A RbFly publisher object remembers publishing id of a last message. Therefore, it is possible to switch betweeen providing a message publishing id by an application, and generating message publishing id by RbFly library.

However, it is not recommended for an application to change the approach to message publishing ids during application lifetime.

4.1. Publish Messages with Id

To enable deduplication of messages create a publisher with an unique reference name for given application. Create context for each message with stream_message_ctx() function, and publish message context with a publisher.

The following example publishes 10 messages every second. Every time, the messages are assigned the same message publishing id.

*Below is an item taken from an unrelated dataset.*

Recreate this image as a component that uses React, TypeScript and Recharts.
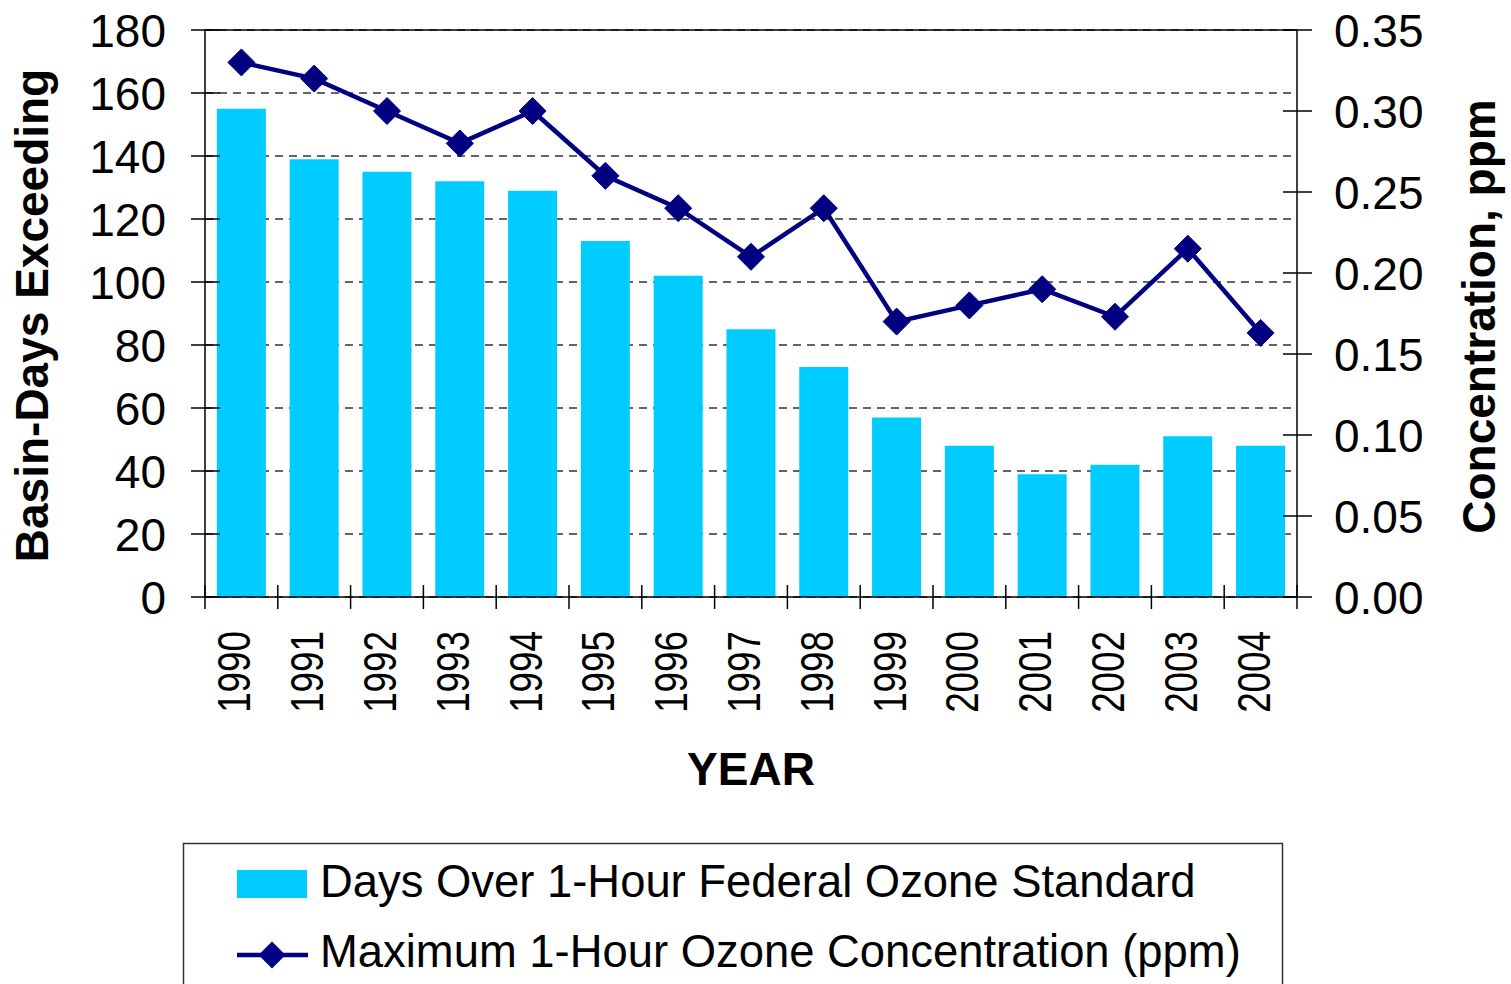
import React from "react";
import {
  ComposedChart,
  Bar,
  Line,
  XAxis,
  YAxis,
  CartesianGrid,
  ReferenceLine,
  Label,
} from "recharts";

const years = ["1990","1991","1992","1993","1994","1995","1996","1997","1998","1999","2000","2001","2002","2003","2004"];
const daysOver = [155, 139, 135, 132, 129, 113, 102, 85, 73, 57, 48, 39, 42, 51, 48];
const maxConc = [0.33, 0.32, 0.30, 0.28, 0.30, 0.26, 0.24, 0.21, 0.24, 0.17, 0.18, 0.19, 0.173, 0.215, 0.163];
const leftTicks = [0, 20, 40, 60, 80, 100, 120, 140, 160, 180];
const rightTicks = [0, 0.05, 0.1, 0.15, 0.2, 0.25, 0.3, 0.35];

const barName = "Days Over 1-Hour Federal Ozone Standard";
const lineName = "Maximum 1-Hour Ozone Concentration (ppm)";

const data = years.map((y, i) => ({ year: y, days: daysOver[i], conc: maxConc[i] }));

const FONT = "'Liberation Sans', Arial, sans-serif";
const BAR = "#00CCFF";
const NAVY = "#000080";

const LeftTick = (props: any) => {
  const { x, y, payload } = props;
  return (
    <g>
      <line x1={x - 14} x2={x + 15} y1={y} y2={y} stroke="#000" strokeWidth={1.5} />
      <text x={x - 39} y={y} dy="0.36em" textAnchor="end" fontSize={46} fontFamily={FONT} fill="#000">
        {payload.value}
      </text>
    </g>
  );
};

const RightTick = (props: any) => {
  const { x, y, payload } = props;
  return (
    <g>
      <line x1={x - 14} x2={x + 15} y1={y} y2={y} stroke="#000" strokeWidth={1.5} />
      <text x={x + 37} y={y} dy="0.36em" textAnchor="start" fontSize={46} fontFamily={FONT} fill="#000">
        {Number(payload.value).toFixed(2)}
      </text>
    </g>
  );
};

const YearTick = (props: any) => {
  const { x, y, payload, index, width, visibleTicksCount } = props;
  const band = width / visibleTicksCount;
  const isLast = index === visibleTicksCount - 1;
  return (
    <g>
      <line x1={x - band / 2} x2={x - band / 2} y1={y - 12} y2={y + 12} stroke="#000" strokeWidth={1.5} />
      {isLast && (
        <line x1={x + band / 2} x2={x + band / 2} y1={y - 12} y2={y + 12} stroke="#000" strokeWidth={1.5} />
      )}
      <text
        transform={`translate(${x + 9}, ${y + 34}) rotate(-90) scale(0.8, 1)`}
        textAnchor="end"
        fontSize={46}
        fontFamily={FONT}
        fill="#000"
      >
        {payload.value}
      </text>
    </g>
  );
};

const Diamond = (props: any) => {
  const { cx, cy } = props;
  if (cx == null || cy == null) return null;
  const r = 13.5;
  return (
    <polygon
      points={`${cx},${cy - r} ${cx + r},${cy} ${cx},${cy + r} ${cx - r},${cy}`}
      fill={NAVY}
      stroke={NAVY}
    />
  );
};

export default function App() {
  return (
    <div style={{ position: "absolute", left: 0, top: 0, width: 1511, height: 984, overflow: "hidden", background: "#fff" }}>
      <ComposedChart
        width={1511}
        height={984}
        data={data}
        margin={{ top: 30, right: 0, bottom: 0, left: 0 }}
        barCategoryGap="16.3%"
      >
        <CartesianGrid
          xAxisId="cat"
          yAxisId="left"
          vertical={false}
          stroke="#333"
          strokeWidth={1.5}
          strokeDasharray="8 6"
        />
        <XAxis
          xAxisId="cat"
          dataKey="year"
          height={387}
          tickSize={0}
          tickMargin={0}
          tickLine={false}
          axisLine={{ stroke: "#000", strokeWidth: 1.5 }}
          tick={<YearTick />}
          interval={0}
        >
          <Label
            content={(p: any) => {
              const vb = p.viewBox;
              return (
                <text x={vb.x + vb.width / 2} y={vb.y + 188} textAnchor="middle" fontSize={46} fontWeight="bold" fontFamily={FONT} fill="#000">
                  YEAR
                </text>
              );
            }}
          />
        </XAxis>
        <YAxis
          yAxisId="left"
          orientation="left"
          width={205}
          domain={[0, 180]}
          ticks={leftTicks}
          interval={0}
          tickSize={0}
          tickMargin={0}
          tickLine={false}
          axisLine={{ stroke: "#000", strokeWidth: 1.5 }}
          tick={<LeftTick />}
        >
          <Label
            content={(p: any) => {
              const vb = p.viewBox;
              return (
                <text
                  transform={`translate(48, ${vb.y + vb.height / 2 + 2}) rotate(-90)`}
                  textAnchor="middle"
                  fontSize={46}
                  fontWeight="bold"
                  fontFamily={FONT}
                  fill="#000"
                >
                  Basin-Days Exceeding
                </text>
              );
            }}
          />
        </YAxis>
        <YAxis
          yAxisId="right"
          orientation="right"
          width={214}
          domain={[0, 0.35]}
          ticks={rightTicks}
          interval={0}
          tickSize={0}
          tickMargin={0}
          tickLine={false}
          axisLine={{ stroke: "#000", strokeWidth: 1.5 }}
          tick={<RightTick />}
        >
          <Label
            content={(p: any) => {
              const vb = p.viewBox;
              return (
                <text
                  transform={`translate(${vb.x + 198}, ${vb.y + vb.height / 2 + 3}) rotate(-90)`}
                  textAnchor="middle"
                  fontSize={46}
                  fontWeight="bold"
                  fontFamily={FONT}
                  fill="#000"
                >
                  Concentration, ppm
                </text>
              );
            }}
          />
        </YAxis>
        <ReferenceLine yAxisId="left" xAxisId="cat" y={180} stroke="#000" strokeWidth={1.5} />
        <Bar
          xAxisId="cat"
          yAxisId="left"
          dataKey="days"
          name={barName}
          fill={BAR}
          isAnimationActive={false}
        />
        <Line
          xAxisId="cat"
          yAxisId="right"
          dataKey="conc"
          name={lineName}
          stroke={NAVY}
          strokeWidth={4.5}
          dot={<Diamond />}
          activeDot={false}
          isAnimationActive={false}
        />
      </ComposedChart>
      <svg
        width={1511}
        height={984}
        style={{ position: "absolute", left: 0, top: 0, pointerEvents: "none" }}
      >
        <rect x={183.5} y={843.5} width={1099} height={200} fill="none" stroke="#333" strokeWidth={1.5} />
        <rect x={237} y={870} width={70} height={28} fill={BAR} />
        <text x={320} y={897} fontSize={45.4} fontFamily={FONT} fill="#000">{barName}</text>
        <line x1={237} x2={308} y1={955} y2={955} stroke={NAVY} strokeWidth={4.5} />
        <polygon points="272,941.5 285.5,955 272,968.5 258.5,955" fill={NAVY} />
        <text x={320} y={967} fontSize={45.4} fontFamily={FONT} fill="#000">{lineName}</text>
      </svg>
    </div>
  );
}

The number of messages in the stream is always 10, even when the script is restarted.

import asyncio
from datetime import datetime

import rbfly.streams as rbs

STREAM = 'rbfly-demo-dedup-stream'

# an application uses an unique publisher name; it allows message
# deduplication between application restarts
PUBLISHER = 'demo-publisher'

async def send_data(client: rbs.StreamsClient) -> None:
    async with client.publisher(STREAM, name=PUBLISHER) as publisher:
        while True:
            for i in range(10):
                # use `stream_message_ctx` function to create message
                # context and assign publishing id
                ctx = rbs.stream_message_ctx('hello', publish_id=i)
                await publisher.send(ctx)

            print('{} messages sent'.format(datetime.now()))
            await asyncio.sleep(1)

@rbs.connection
async def demo(client: rbs.StreamsClient) -> None:
    await client.create_stream(STREAM)
    await send_data(client)

client = rbs.streams_client('rabbitmq-stream://guest:guest@localhost')
asyncio.run(demo(client))

Note

Observe number of messages in a RabbitMQ stream with rabbitmqctl list_queues command, or in the management web console.

When an application is restarted, and a publisher is created with its reference name, then RbFly library queries RabbitMQ Streams broker to get the last message publishing id. A RbFly’s publisher object provides its last message publishing id via message_id attribute.

4.2. Order of Messages

It is an application’s responsibility to publish messages with their publishing id strictly increasing. Providing out-of-order message publishing ids has an undefined result.

When publishing a single message at a time (see Section 1.1), then publishing id, of each new message, has to have greater value comparing to a previous one. When existing messages are sent to a broker, then the order does not matter - messages are ignored due to RabbitMQ Stream’s deduplication feature.

For new messages, the same rule as above applies to a batch publisher. However, when republishing messages, then messages within a batch have to be sorted by their publishing id.

The batch publisher with a batch limit (see Section 1.2) enables an application to batch messages from multiple asynchronous coroutines. Therefore, messages and their publishing ids can be enqueued out-of-order. The publisher sorts messages by their publishing id when sending messages to RabbitMQ Streams broker with flush() method.

The fast batch publisher (see Section 1.3) does not control the order of message publishing ids. An application takes the responsibility to provide them in a strictly increasing order.